The Beatitudes are at the heart of Jesus’ preaching. They take up the promises made to the chosen people since Abraham. The Beatitudes fulfill the promises by ordering them no longer merely to the possession of a territory, but to the Kingdom of heaven… (CCC 1716).
The Beatitudes depict the countenance of Jesus Christ and portray his charity. They express the vocation of the faithful associated with the glory of his Passion and Resurrection; they shed light on the actions and attitudes characteristic of the Christian life; they are the paradoxical promises that sustain hope in the midst of tribulations; they proclaim the blessings and rewards already secured, however dimly, for Christ’s disciples; they have begun in the lives of the Virgin Mary and all the saints (CCC 1717).
The Beatitudes respond to the natural desire for happiness. This desire is of divine origin: God has placed it in the human heart in order to draw man to the One who alone can fulfill it… (CCC 1718).
The Beatitudes reveal the goal of human existence, the ultimate end of human acts: God calls us to his own beatitude. This vocation is addressed to each individual personally, but also to the Church as a whole, the new people made up of those who have accepted the promise and live from it in faith (CCC 1719).
God put us in the world to know, to love, and to serve him, and so to come to paradise. Beatitude makes us “partakers of the divine nature” and of eternal life [2 Pet 1:4; cf. Jn 17:3]. With beatitude, man enters into the glory of Christ [Cf. Rom 8:18] and into the joy of the Trinitarian life (CCC 1721).
Such beatitude surpasses the understanding and powers of man. It comes from an entirely free gift of God: whence it is called supernatural, as is the grace that disposes man to enter into the divine joy (CCC 1722).

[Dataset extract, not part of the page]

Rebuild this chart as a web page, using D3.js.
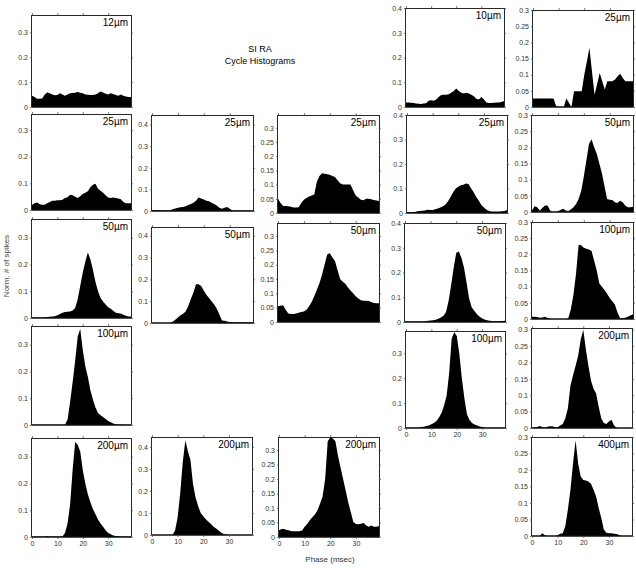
<!DOCTYPE html>
<html>
<head>
<meta charset="utf-8">
<script src="https://cdn.jsdelivr.net/npm/d3@7"></script>
<style>
  body { margin: 0; background: #fff; }
  svg text { font-family: "Liberation Sans", Arial, sans-serif; }
</style>
</head>
<body>
<div id="chart"></div>
<script>
// cycle histograms, 1 msec bins, phase 0..39 msec
var phase = d3.range(0, 40);
var xTickValues = [0, 10, 20, 30];

var h12 = [0.045,0.04,0.033,0.033,0.034,0.05,0.058,0.055,0.05,0.047,0.048,0.055,0.05,0.045,0.05,0.055,0.056,0.057,0.06,0.057,0.055,0.05,0.049,0.048,0.048,0.05,0.055,0.062,0.058,0.053,0.05,0.055,0.052,0.048,0.045,0.05,0.045,0.042,0.04,0.04];
var h10 = [0.018,0.018,0.017,0.016,0.014,0.013,0.012,0.014,0.015,0.025,0.027,0.025,0.03,0.04,0.048,0.05,0.05,0.052,0.058,0.065,0.075,0.065,0.058,0.055,0.058,0.055,0.05,0.043,0.033,0.03,0.04,0.03,0.018,0.016,0.016,0.017,0.018,0.018,0.02,0.024];
var h25e = [0.026,0.026,0.026,0.026,0.026,0.026,0.026,0.026,0.026,0.003,0,0,0,0.026,0.013,0,0.049,0.049,0.049,0.049,0.1,0.14,0.183,0.11,0.038,0.07,0.105,0.08,0.054,0.08,0.08,0.08,0.085,0.095,0.103,0.09,0.08,0.08,0.08,0.08];
var h25a = [0.019,0.025,0.028,0.022,0.02,0.02,0.025,0.03,0.035,0.035,0.037,0.037,0.038,0.045,0.048,0.057,0.055,0.05,0.045,0.052,0.06,0.065,0.07,0.085,0.095,0.098,0.08,0.072,0.065,0.055,0.047,0.045,0.047,0.045,0.043,0.04,0.03,0.025,0.025,0.025];
var h25b = [0.005,0.005,0.005,0.004,0.003,0.003,0.004,0.003,0.008,0.012,0.015,0.017,0.018,0.022,0.028,0.033,0.038,0.048,0.063,0.058,0.053,0.048,0.045,0.038,0.032,0.025,0.015,0.01,0.015,0.018,0.01,0.004,0.002,0.002,0.002,0.002,0.002,0.002,0.002,0.002];
var h25c = [0.05,0.035,0.025,0.025,0.024,0.022,0.019,0.019,0.02,0.035,0.047,0.053,0.058,0.062,0.065,0.11,0.13,0.14,0.138,0.136,0.135,0.13,0.127,0.115,0.105,0.1,0.1,0.1,0.1,0.08,0.062,0.055,0.047,0.045,0.05,0.05,0.048,0.046,0.044,0.042];
var h25d = [0.003,0.003,0.004,0.004,0.007,0.008,0.009,0.01,0.013,0.012,0.012,0.015,0.018,0.022,0.028,0.035,0.048,0.065,0.085,0.1,0.107,0.113,0.115,0.12,0.118,0.1,0.085,0.065,0.05,0.033,0.022,0.013,0.008,0.006,0.006,0.006,0.006,0.007,0.008,0.012];
var h50e = [0.005,0.018,0.015,0.005,0.012,0.02,0.02,0.005,0,0,0.002,0.006,0.01,0.005,0.003,0.008,0.015,0.025,0.04,0.065,0.11,0.16,0.21,0.225,0.2,0.18,0.15,0.12,0.08,0.04,0.038,0.037,0.03,0.028,0.035,0.03,0.02,0.015,0.015,0.016];
var h50a = [0.002,0.002,0.002,0.002,0.002,0.003,0.004,0.005,0.006,0.007,0.01,0.015,0.02,0.022,0.023,0.024,0.028,0.037,0.07,0.12,0.17,0.21,0.245,0.22,0.18,0.135,0.1,0.075,0.062,0.05,0.04,0.035,0.027,0.02,0.018,0.017,0.012,0.008,0.006,0.006];
var h50b = [0,0,0,0,0,0,0,0.001,0.006,0.015,0.025,0.035,0.042,0.053,0.078,0.11,0.14,0.178,0.178,0.17,0.148,0.13,0.115,0.1,0.085,0.065,0.04,0.012,0.01,0.007,0.005,0.004,0.004,0.003,0.003,0.003,0.003,0.003,0.003,0.003];
var h50c = [0.055,0.057,0.058,0.042,0.03,0.028,0.028,0.03,0.032,0.035,0.037,0.043,0.055,0.07,0.09,0.112,0.135,0.165,0.2,0.235,0.24,0.225,0.213,0.18,0.15,0.14,0.133,0.12,0.11,0.1,0.09,0.082,0.076,0.074,0.074,0.073,0.07,0.066,0.065,0.065];
var h50d = [0.002,0.002,0.002,0.002,0.002,0.002,0.002,0.002,0.003,0.005,0.006,0.007,0.009,0.013,0.018,0.025,0.04,0.085,0.15,0.22,0.28,0.285,0.26,0.22,0.16,0.095,0.06,0.045,0.032,0.022,0.015,0.01,0.007,0.005,0.004,0.003,0.003,0.004,0.004,0.005];
var h100e = [0.007,0.007,0.006,0.004,0.005,0.007,0.003,0.001,0,0,0,0,0,0,0.002,0.03,0.075,0.14,0.23,0.228,0.22,0.217,0.215,0.21,0.18,0.15,0.11,0.1,0.09,0.078,0.065,0.055,0.045,0.02,0.003,0.002,0.004,0.007,0.011,0.015];
var h100a = [0.001,0.001,0.001,0.001,0.001,0.001,0.001,0.001,0.001,0.001,0.001,0.001,0.001,0.002,0.02,0.085,0.16,0.24,0.33,0.36,0.28,0.22,0.18,0.13,0.095,0.065,0.045,0.036,0.03,0.022,0.015,0.01,0.006,0.003,0.002,0.002,0.001,0.001,0.001,0.001];
var h100d = [0.001,0.001,0.001,0.001,0.001,0.002,0.004,0.005,0.008,0.01,0.015,0.02,0.028,0.042,0.06,0.09,0.13,0.22,0.36,0.385,0.37,0.3,0.2,0.12,0.055,0.032,0.02,0.014,0.01,0.006,0.004,0.002,0.001,0.001,0.001,0.001,0.001,0.001,0.001,0.001];
var h200e = [0.001,0.002,0.003,0.006,0.003,0.001,0.004,0.005,0.005,0.002,0.002,0.008,0.012,0.03,0.06,0.13,0.16,0.19,0.22,0.27,0.3,0.24,0.19,0.145,0.12,0.105,0.065,0.03,0.015,0.012,0.02,0.025,0.008,0.001,0,0,0,0,0,0];
var h200a = [0.002,0.002,0.002,0.002,0.002,0.002,0.004,0.002,0.002,0.002,0.002,0.002,0.002,0.015,0.05,0.12,0.25,0.355,0.345,0.32,0.25,0.2,0.16,0.13,0.105,0.085,0.065,0.05,0.038,0.025,0.015,0.01,0.006,0.004,0.003,0.002,0.002,0.002,0.002,0.002];
var h200b = [0,0,0,0,0,0,0,0,0.001,0.02,0.08,0.19,0.33,0.43,0.38,0.34,0.23,0.17,0.13,0.1,0.085,0.072,0.06,0.05,0.038,0.03,0.02,0.01,0.005,0.002,0,0,0,0,0,0,0,0,0,0];
var h200c = [0.023,0.028,0.028,0.024,0.022,0.02,0.02,0.02,0.02,0.022,0.035,0.045,0.058,0.068,0.078,0.092,0.115,0.14,0.2,0.33,0.343,0.34,0.33,0.28,0.24,0.2,0.16,0.12,0.085,0.052,0.045,0.044,0.046,0.048,0.04,0.035,0.04,0.035,0.035,0.038];
var h400e = [0,0,0,0,0.008,0.002,0,0,0,0,0.002,0.007,0.008,0.03,0.08,0.14,0.22,0.29,0.22,0.18,0.17,0.168,0.165,0.158,0.14,0.12,0.085,0.055,0.02,0.01,0.008,0.008,0.007,0.006,0.003,0,0,0,0,0];

// layout: box edges in px, y max, y tick step, x tick labels shown
var panels = [
  { data: h12,   label: "12\u00b5m",  box: [32, 15, 131, 107],  ymax: 0.37,  step: 0.1 },
  { data: h10,   label: "10\u00b5m",  box: [406, 8, 504, 107],  ymax: 0.4,   step: 0.1 },
  { data: h25e,  label: "25\u00b5m",  box: [533, 10, 633, 107], ymax: 0.3,   step: 0.05 },
  { data: h25a,  label: "25\u00b5m",  box: [32, 114, 131, 210], ymax: 0.36,  step: 0.1 },
  { data: h25b,  label: "25\u00b5m",  box: [152, 115, 253, 211], ymax: 0.445, step: 0.1 },
  { data: h25c,  label: "25\u00b5m",  box: [278, 115, 379, 213], ymax: 0.345, step: 0.05 },
  { data: h25d,  label: "25\u00b5m",  box: [407, 115, 507, 213], ymax: 0.4,   step: 0.1 },
  { data: h50e,  label: "50\u00b5m",  box: [532, 115, 633, 212], ymax: 0.3,   step: 0.05 },
  { data: h50a,  label: "50\u00b5m",  box: [32, 219, 131, 318], ymax: 0.37,  step: 0.1 },
  { data: h50b,  label: "50\u00b5m",  box: [152, 227, 253, 323], ymax: 0.44,  step: 0.1 },
  { data: h50c,  label: "50\u00b5m",  box: [278, 223, 379, 322], ymax: 0.345, step: 0.05 },
  { data: h50d,  label: "50\u00b5m",  box: [405, 223, 505, 322], ymax: 0.4,   step: 0.1 },
  { data: h100e, label: "100\u00b5m", box: [532, 222, 633, 319], ymax: 0.3,   step: 0.05 },
  { data: h100a, label: "100\u00b5m", box: [32, 326, 131, 425], ymax: 0.37,  step: 0.1 },
  { data: h100d, label: "100\u00b5m", box: [406, 331, 505, 428], ymax: 0.39,  step: 0.1, xlab: true },
  { data: h200e, label: "200\u00b5m", box: [532, 328, 632, 428], ymax: 0.305, step: 0.05 },
  { data: h200a, label: "200\u00b5m", box: [32, 438, 131, 537], ymax: 0.37,  step: 0.1, xlab: true },
  { data: h200b, label: "200\u00b5m", box: [152, 437, 252, 535], ymax: 0.445, step: 0.1, xlab: true },
  { data: h200c, label: "200\u00b5m", box: [279, 437, 379, 537], ymax: 0.345, step: 0.05, xlab: true },
  { data: h400e, label: "400\u00b5m", box: [532, 437, 632, 536], ymax: 0.3,   step: 0.05, xlab: true }
];

var svg = d3.select("#chart").append("svg")
    .attr("width", 636).attr("height", 568);

function fmt(d) {
    return d === 0 ? "0" : String(+d.toFixed(2));
}

panels.forEach(function(p) {
    var b = p.box;
    var x = d3.scaleLinear().domain([0, 39]).range([b[0], b[2]]);
    var y = d3.scaleLinear().domain([0, p.ymax]).range([b[3], b[1]]);
    var g = svg.append("g");

    var area = d3.area()
        .x(function(d, i) { return x(phase[i]); })
        .y0(y(0))
        .y1(function(d) { return y(Math.min(d, p.ymax)); });
    g.append("path").attr("d", area(p.data)).attr("fill", "#000");

    var yt = d3.range(0, p.ymax + 1e-9, p.step);
    var left = g.append("g").attr("transform", "translate(" + b[0] + ",0)")
        .call(d3.axisLeft(y).tickValues(yt).tickFormat(fmt).tickSize(2).tickPadding(2));
    var right = g.append("g").attr("transform", "translate(" + b[2] + ",0)")
        .call(d3.axisRight(y).tickValues(yt).tickFormat("").tickSize(2));
    var top = g.append("g").attr("transform", "translate(0," + b[1] + ")")
        .call(d3.axisTop(x).tickValues(xTickValues).tickFormat("").tickSize(2));
    var bottom = g.append("g").attr("transform", "translate(0," + b[3] + ")")
        .call(d3.axisBottom(x).tickValues(xTickValues)
            .tickFormat(p.xlab ? d3.format("d") : "").tickSize(p.xlab ? 2 : 0).tickPadding(2));
    [left, right, top, bottom].forEach(function(a) {
        a.selectAll(".domain").attr("stroke", "#111").attr("stroke-width", 0.9);
        a.selectAll(".tick line").attr("stroke", "#444").attr("stroke-width", 0.7);
        a.selectAll("text").attr("font-size", 7).attr("fill", "#333");
    });
    right.selectAll(".domain").attr("d", "M0.5," + b[1] + "V" + b[3]);
    left.selectAll(".domain").attr("d", "M-0.5," + b[1] + "V" + b[3]);
    top.selectAll(".domain").attr("d", "M" + b[0] + ",0.5H" + b[2]);
    bottom.selectAll(".domain").attr("d", "M" + b[0] + ",0H" + b[2]).attr("stroke-width", 1.3);

    g.append("text")
        .attr("x", b[2] - 3).attr("y", b[1] + 11)
        .attr("text-anchor", "end")
        .attr("font-size", 10)
        .text(p.label);
});

svg.append("text").attr("x", 260).attr("y", 52).attr("text-anchor", "middle")
    .attr("font-size", 9).text("SI RA");
svg.append("text").attr("x", 260).attr("y", 64).attr("text-anchor", "middle")
    .attr("font-size", 9).text("Cycle Histograms");
svg.append("text").attr("x", 330).attr("y", 562).attr("text-anchor", "middle")
    .attr("font-size", 8).attr("fill", "#333").text("Phase (msec)");
svg.append("text").attr("transform", "translate(9,266) rotate(-90)")
    .attr("text-anchor", "middle").attr("font-size", 8).attr("fill", "#444")
    .text("Norm. # of spikes");
</script>
</body>
</html>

The beatitude we are promised confronts us with decisive moral choices. It invites us to purify our hearts of bad instincts and to seek the love of God above all else. It teaches us that true happiness is not found in riches or well-being, in human fame or power, or in any human achievement – however beneficial it may be – such as science, technology, and art, or indeed in any creature, but in God alone, the source of every good and of all love:
All bow down before wealth. Wealth is that to which the multitude of men pay an instinctive homage. They measure happiness by wealth; and by wealth they measure respectability. . . . It is a homage resulting from a profound faith . . . that with wealth he may do all things. Wealth is one idol of the day and notoriety is a second. . . . Notoriety, or the making of a noise in the world – it may be called “newspaper fame” – has come to be considered a great good in itself, and a ground of veneration [John Henry Cardinal Newman, “Saintliness the Standard of Christian Principle,” in Discourses to Mixed Congregations (London: Longmans, Green and Co., 1906) V, 89-90] (CCC 1723).
The Decalogue, the Sermon on the Mount, and the apostolic catechesis describe for us the paths that lead to the Kingdom of heaven. Sustained by the grace of the Holy Spirit, we tread them, step by step, by everyday acts. By the working of the Word of Christ, we slowly bear fruit in the Church to the glory of God [Cf. the parable of the sower: Mt 13:3-23] (CCC 1724).
May we orient our hearts and minds on divine beatitude… to realize the joy of Heaven in our daily living. Through the Spirit, we can find the love, joy, peace, patience, kindness, generosity, faithfulness, gentleness, and self-control our souls need and be filled with the goodness of God. We will finally find the rest we crave when our hearts rest in Him.